Posted by: Steve Janke | 2006-05-25 9:16:51 PM
I'm not telling you that the commissioner should investigate election promises or vet legislation - I'm telling you that trying to make sure that the robbery and fencing operations which take place in Ottawa are done "transparently" and with "no hidden influence" is like trying to ensure that no vows of chastity are broken in a whorehouse.
The reason that no "ethics commissioners" were deemed necessary in the last 1000 years or so of parliamentary legislatures was because parliaments had nowhere near the stranglehold on a nation's private business that they do now, and therefore their potential for harm was limited. This was because there was an actual understanding of and respect for the right of private property, which all of the members of the commons (who were represented property owning commoners), peers and royalty understood. None of these branches dared to abuse the property of the others, because they did not wish their own property to be stolen in turn. Each legislator was his own ethics commissioner. Once the doors of parliament were kicked down and non-property owners gradually assumed complete control over that which they did not own - in the name of a religion called "democracy" - it was only a matter of a few decades before the creation and enforcement of laws degenerated into the wholesale thievery which you see now.
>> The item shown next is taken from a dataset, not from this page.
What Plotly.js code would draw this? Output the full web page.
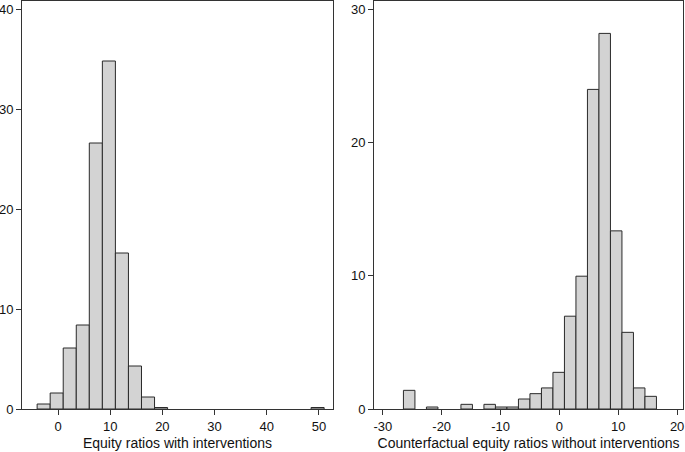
<!DOCTYPE html>
<html>
<head>
<meta charset="utf-8">
<script src="https://cdn.plot.ly/plotly-3.0.1.min.js"></script>
<style>
  html, body { margin: 0; padding: 0; background: #fff; }
  #chartDiv { width: 685px; height: 452px; }
</style>
</head>
<body>
<div id="chartDiv"></div>
<script>
// percent of banks per bin (null = empty bin)
const leftStart = -4;
const leftWidth = 2.5;
const leftPct = [0.5, 1.6, 6.1, 8.4, 26.6, 34.8, 15.6, 4.3, 1.2, 0.15,
  null, null, null, null, null, null, null, null, null, null, null, 0.15];

const rightStart = -26.5;
const rightWidth = 1.954;
const rightPct = [1.4, null, 0.15, null, null, 0.35, null, 0.35, 0.15, 0.15, 0.75, 1.15,
  1.58, 2.75, 6.96, 9.96, 23.97, 28.17, 13.36, 5.75, 1.58, 0.95];

const leftTicks = [0, 10, 20, 30, 40, 50];
const rightTicks = [-30, -20, -10, 0, 10, 20];
const leftYTicks = [0, 10, 20, 30, 40];
const rightYTicks = [0, 10, 20, 30];

const leftTitle = 'Equity ratios with interventions';
const rightTitle = 'Counterfactual equity ratios without interventions';

function centers(start, w, vals) {
  return vals.map((v, i) => start + (i + 0.5) * w);
}

const barStyle = {
  color: '#d3d3d3',
  line: { color: '#2a2a2a', width: 1 }
};

const trace1 = {
  type: 'bar',
  x: centers(leftStart, leftWidth, leftPct),
  y: leftPct,
  width: leftPct.map(() => leftWidth),
  marker: barStyle,
  xaxis: 'x',
  yaxis: 'y'
};
const trace2 = {
  type: 'bar',
  x: centers(rightStart, rightWidth, rightPct),
  y: rightPct,
  width: rightPct.map(() => rightWidth),
  marker: barStyle,
  xaxis: 'x2',
  yaxis: 'y2'
};

const axisBase = {
  showline: true,
  mirror: true,
  linecolor: '#333',
  linewidth: 1,
  ticks: 'outside',
  ticklen: 5,
  tickcolor: '#333',
  showgrid: false,
  zeroline: false,
  tickfont: { size: 13, color: '#111' }
};

const layout = {
  width: 685,
  height: 452,
  margin: { l: 0, r: 0, t: 1, b: 43 },
  paper_bgcolor: '#fff',
  plot_bgcolor: '#fff',
  font: { family: 'Liberation Sans, Arial, sans-serif', color: '#111' },
  showlegend: false,
  bargap: 0,
  xaxis: Object.assign({}, axisBase, {
    domain: [22 / 685, 333 / 685],
    range: [-6.9, 52.7],
    tickvals: leftTicks,
    ticktext: leftTicks.map(String),
    title: { text: leftTitle, font: { size: 14 }, standoff: 5 },
    anchor: 'y'
  }),
  yaxis: Object.assign({}, axisBase, {
    range: [0, 40.8],
    tickvals: leftYTicks,
    anchor: 'x'
  }),
  xaxis2: Object.assign({}, axisBase, {
    domain: [374 / 685, 683 / 685],
    range: [-31.5, 21.0],
    tickvals: rightTicks,
    ticktext: rightTicks.map(String),
    title: { text: rightTitle, font: { size: 14 }, standoff: 5 },
    anchor: 'y2'
  }),
  yaxis2: Object.assign({}, axisBase, {
    range: [0, 30.6],
    tickvals: rightYTicks,
    anchor: 'x2'
  })
};

Plotly.newPlot('chartDiv', [trace1, trace2], layout, { displayModeBar: false, staticPlot: true });
</script>
</body>
</html>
Think of the nation's property as having been pooled into a single, vast commons. When no farmer owns his pastures anymore, then there is no reason any more for the farmer to limit how much time his goats spend eating the commonly owned grass. One does not appoint an ethics commissioner to supervise the grazing of goats - a goat only knows that if he sees grass he must eat it, and the farmer knows that if he doesn't turns his goats loose in the pasture, someone else's goats will get all the grass.
If you want to see your money handled more ethically, you should spend more time trying to keep it in the hands of someone who you know will treat it with absolute ethics and morality, and less time trying to find someone who will enforce undefinable and legally meaningless rules such as "transparency" and "influence".
Posted by: Justzumgai | 2006-05-25 10:46:32 PM
Re: Justzumgai's last paragraph.
I think I have found the person who I trust most with my money.
Just saw him moments ago in the hallway mirror.